» **Problem details**: Retype word for word the first line of the listing and each line after it up to the line with "Asset Allocation Blended", with the pictures taken out.

» **Data segment**:

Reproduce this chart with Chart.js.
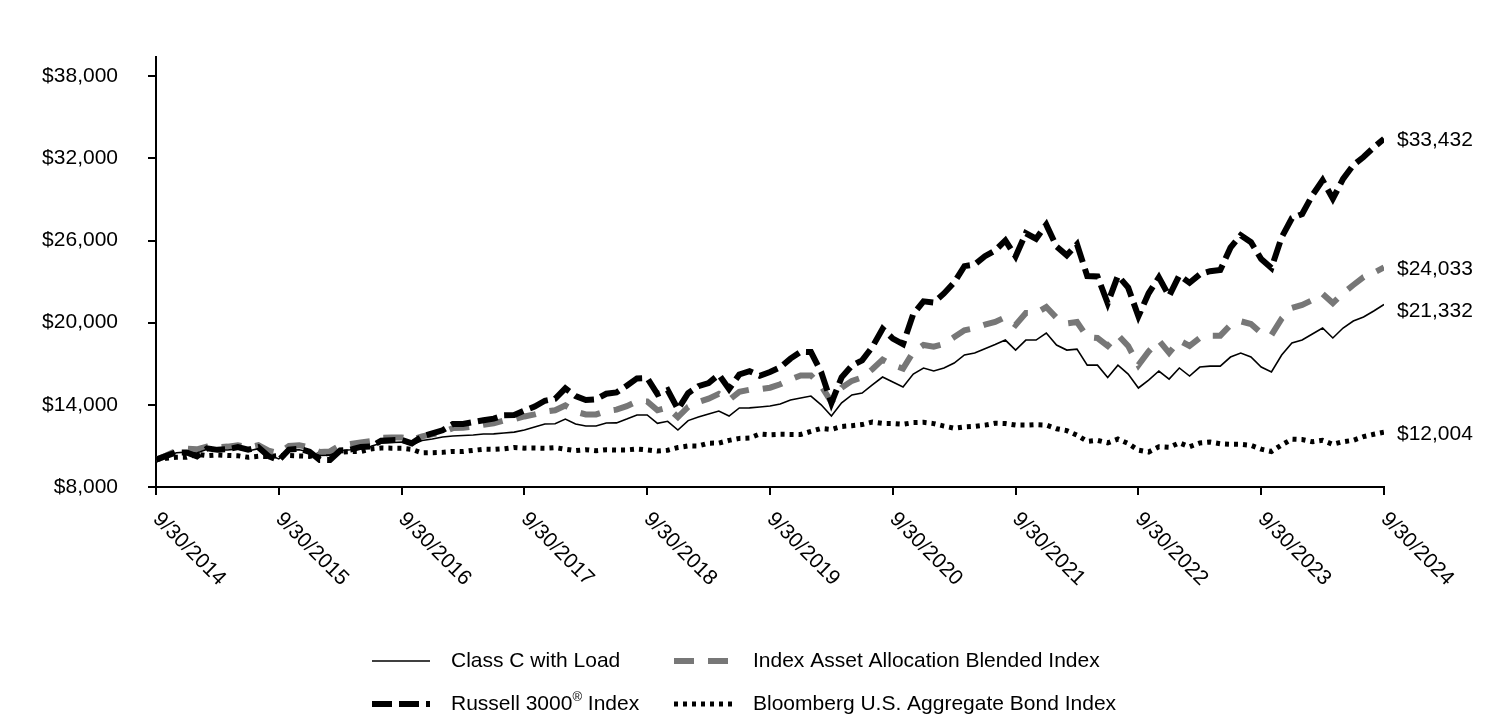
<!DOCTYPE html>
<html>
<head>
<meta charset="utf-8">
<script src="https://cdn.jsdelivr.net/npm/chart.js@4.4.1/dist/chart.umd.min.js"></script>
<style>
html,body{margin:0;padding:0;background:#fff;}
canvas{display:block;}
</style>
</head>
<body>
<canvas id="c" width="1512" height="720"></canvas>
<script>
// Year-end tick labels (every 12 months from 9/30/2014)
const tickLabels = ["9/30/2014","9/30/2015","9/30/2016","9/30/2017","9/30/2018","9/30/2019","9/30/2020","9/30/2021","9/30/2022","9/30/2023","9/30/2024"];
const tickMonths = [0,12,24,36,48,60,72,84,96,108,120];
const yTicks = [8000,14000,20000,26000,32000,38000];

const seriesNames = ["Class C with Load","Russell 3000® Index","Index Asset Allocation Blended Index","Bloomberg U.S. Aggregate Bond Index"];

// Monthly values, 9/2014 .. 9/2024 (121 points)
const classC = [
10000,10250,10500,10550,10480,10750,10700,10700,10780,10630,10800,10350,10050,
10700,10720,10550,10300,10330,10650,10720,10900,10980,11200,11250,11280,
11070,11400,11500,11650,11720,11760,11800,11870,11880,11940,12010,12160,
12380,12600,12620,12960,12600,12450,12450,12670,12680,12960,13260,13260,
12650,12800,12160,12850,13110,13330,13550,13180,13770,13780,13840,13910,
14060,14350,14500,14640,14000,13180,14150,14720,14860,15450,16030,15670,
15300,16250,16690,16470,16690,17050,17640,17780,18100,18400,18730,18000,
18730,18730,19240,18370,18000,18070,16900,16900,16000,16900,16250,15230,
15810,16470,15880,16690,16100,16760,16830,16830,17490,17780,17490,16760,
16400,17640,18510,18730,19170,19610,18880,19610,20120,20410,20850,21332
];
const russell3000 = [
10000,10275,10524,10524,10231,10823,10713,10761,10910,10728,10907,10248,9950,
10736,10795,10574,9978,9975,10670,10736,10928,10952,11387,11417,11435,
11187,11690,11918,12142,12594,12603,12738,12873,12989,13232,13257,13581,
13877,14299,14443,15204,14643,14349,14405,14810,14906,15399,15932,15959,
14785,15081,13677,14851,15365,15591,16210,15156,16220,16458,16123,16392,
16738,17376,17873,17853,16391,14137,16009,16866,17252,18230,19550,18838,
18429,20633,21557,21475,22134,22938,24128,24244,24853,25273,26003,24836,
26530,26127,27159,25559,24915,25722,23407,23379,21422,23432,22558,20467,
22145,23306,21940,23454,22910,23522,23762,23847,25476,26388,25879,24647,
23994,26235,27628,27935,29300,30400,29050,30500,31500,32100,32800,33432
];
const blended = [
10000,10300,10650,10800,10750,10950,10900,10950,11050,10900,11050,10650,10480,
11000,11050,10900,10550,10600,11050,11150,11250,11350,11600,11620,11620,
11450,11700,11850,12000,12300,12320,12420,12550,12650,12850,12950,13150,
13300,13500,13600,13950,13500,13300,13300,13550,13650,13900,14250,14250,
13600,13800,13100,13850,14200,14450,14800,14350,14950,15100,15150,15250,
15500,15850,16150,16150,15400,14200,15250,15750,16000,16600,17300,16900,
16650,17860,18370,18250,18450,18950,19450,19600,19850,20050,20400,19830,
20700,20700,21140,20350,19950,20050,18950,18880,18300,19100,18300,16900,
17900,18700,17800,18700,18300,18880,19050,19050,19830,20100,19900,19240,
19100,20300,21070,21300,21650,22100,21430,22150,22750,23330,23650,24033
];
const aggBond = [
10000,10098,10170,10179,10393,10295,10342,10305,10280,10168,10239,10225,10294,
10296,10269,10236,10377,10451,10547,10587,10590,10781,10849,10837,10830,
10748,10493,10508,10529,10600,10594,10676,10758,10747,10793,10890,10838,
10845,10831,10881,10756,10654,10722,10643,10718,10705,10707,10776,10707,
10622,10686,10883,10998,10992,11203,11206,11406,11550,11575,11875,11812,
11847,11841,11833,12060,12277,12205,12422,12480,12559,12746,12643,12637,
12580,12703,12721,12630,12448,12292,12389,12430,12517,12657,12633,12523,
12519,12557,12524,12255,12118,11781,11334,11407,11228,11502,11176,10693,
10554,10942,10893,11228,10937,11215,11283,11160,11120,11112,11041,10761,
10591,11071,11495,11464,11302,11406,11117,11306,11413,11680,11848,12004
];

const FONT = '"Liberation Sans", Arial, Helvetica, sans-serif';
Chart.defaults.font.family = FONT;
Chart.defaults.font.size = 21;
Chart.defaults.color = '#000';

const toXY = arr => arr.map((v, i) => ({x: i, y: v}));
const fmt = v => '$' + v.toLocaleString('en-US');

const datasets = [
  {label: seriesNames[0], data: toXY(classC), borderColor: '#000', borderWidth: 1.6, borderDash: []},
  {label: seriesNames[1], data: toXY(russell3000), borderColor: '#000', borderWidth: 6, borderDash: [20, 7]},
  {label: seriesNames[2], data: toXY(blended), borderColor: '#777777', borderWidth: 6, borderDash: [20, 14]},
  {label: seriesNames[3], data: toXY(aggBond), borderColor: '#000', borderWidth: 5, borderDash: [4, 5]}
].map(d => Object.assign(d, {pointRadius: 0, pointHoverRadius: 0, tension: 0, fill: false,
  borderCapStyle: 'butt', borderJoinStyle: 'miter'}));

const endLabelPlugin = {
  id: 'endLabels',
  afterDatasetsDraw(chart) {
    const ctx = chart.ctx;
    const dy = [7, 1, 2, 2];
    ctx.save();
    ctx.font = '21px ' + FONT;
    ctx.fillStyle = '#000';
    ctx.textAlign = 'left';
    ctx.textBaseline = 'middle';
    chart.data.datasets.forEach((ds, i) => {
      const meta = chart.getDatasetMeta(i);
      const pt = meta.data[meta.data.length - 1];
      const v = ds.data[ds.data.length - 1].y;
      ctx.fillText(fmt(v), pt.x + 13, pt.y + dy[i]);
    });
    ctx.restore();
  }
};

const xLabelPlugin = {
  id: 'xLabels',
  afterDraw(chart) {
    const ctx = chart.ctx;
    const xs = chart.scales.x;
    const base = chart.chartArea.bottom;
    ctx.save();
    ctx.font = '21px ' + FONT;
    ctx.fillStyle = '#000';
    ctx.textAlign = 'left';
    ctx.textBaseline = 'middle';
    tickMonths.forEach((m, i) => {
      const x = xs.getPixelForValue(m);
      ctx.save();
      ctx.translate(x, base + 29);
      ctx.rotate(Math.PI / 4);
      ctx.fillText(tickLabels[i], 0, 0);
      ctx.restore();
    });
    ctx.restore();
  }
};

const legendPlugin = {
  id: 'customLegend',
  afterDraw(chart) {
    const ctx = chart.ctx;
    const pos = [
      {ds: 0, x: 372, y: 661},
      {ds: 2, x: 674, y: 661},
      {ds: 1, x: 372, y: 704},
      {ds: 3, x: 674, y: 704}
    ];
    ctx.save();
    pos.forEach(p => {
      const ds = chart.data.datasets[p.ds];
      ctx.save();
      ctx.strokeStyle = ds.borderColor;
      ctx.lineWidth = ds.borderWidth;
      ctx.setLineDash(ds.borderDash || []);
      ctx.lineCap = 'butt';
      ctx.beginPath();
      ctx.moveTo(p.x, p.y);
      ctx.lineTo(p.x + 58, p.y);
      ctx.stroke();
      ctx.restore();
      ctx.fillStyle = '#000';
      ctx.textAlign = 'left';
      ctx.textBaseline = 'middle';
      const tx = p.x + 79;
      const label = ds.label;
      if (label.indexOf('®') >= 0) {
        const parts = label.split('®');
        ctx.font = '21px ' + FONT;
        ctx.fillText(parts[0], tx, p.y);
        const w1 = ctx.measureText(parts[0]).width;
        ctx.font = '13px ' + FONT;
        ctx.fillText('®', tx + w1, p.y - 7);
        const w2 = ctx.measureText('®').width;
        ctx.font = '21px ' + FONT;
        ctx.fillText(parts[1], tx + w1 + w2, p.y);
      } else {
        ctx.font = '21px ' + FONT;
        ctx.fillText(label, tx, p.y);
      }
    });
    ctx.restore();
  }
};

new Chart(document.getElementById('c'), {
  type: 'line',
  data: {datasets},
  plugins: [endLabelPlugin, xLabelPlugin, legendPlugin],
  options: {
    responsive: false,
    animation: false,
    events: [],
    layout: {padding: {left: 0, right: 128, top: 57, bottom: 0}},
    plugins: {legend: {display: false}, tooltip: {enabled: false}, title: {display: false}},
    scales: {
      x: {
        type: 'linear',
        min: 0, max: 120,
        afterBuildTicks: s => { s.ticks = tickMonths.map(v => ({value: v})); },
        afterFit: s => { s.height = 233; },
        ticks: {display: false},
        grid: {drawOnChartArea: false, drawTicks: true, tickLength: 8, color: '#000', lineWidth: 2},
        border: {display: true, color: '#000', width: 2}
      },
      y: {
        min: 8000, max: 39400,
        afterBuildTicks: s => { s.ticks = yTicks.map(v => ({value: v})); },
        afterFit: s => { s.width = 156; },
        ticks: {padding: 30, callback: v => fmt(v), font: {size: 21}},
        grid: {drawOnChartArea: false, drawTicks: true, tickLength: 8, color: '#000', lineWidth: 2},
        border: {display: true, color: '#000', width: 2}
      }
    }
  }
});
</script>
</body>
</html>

» **Response below**:
Reproduce this chart with Chart.js.
<!DOCTYPE html>
<html>
<head>
<meta charset="utf-8">
<script src="https://cdn.jsdelivr.net/npm/chart.js@4.4.1/dist/chart.umd.min.js"></script>
<style>
html,body{margin:0;padding:0;background:#fff;}
canvas{display:block;}
</style>
</head>
<body>
<canvas id="c" width="1512" height="720"></canvas>
<script>
// Year-end tick labels (every 12 months from 9/30/2014)
const tickLabels = ["9/30/2014","9/30/2015","9/30/2016","9/30/2017","9/30/2018","9/30/2019","9/30/2020","9/30/2021","9/30/2022","9/30/2023","9/30/2024"];
const tickMonths = [0,12,24,36,48,60,72,84,96,108,120];
const yTicks = [8000,14000,20000,26000,32000,38000];

const seriesNames = ["Class C with Load","Russell 3000® Index","Index Asset Allocation Blended Index","Bloomberg U.S. Aggregate Bond Index"];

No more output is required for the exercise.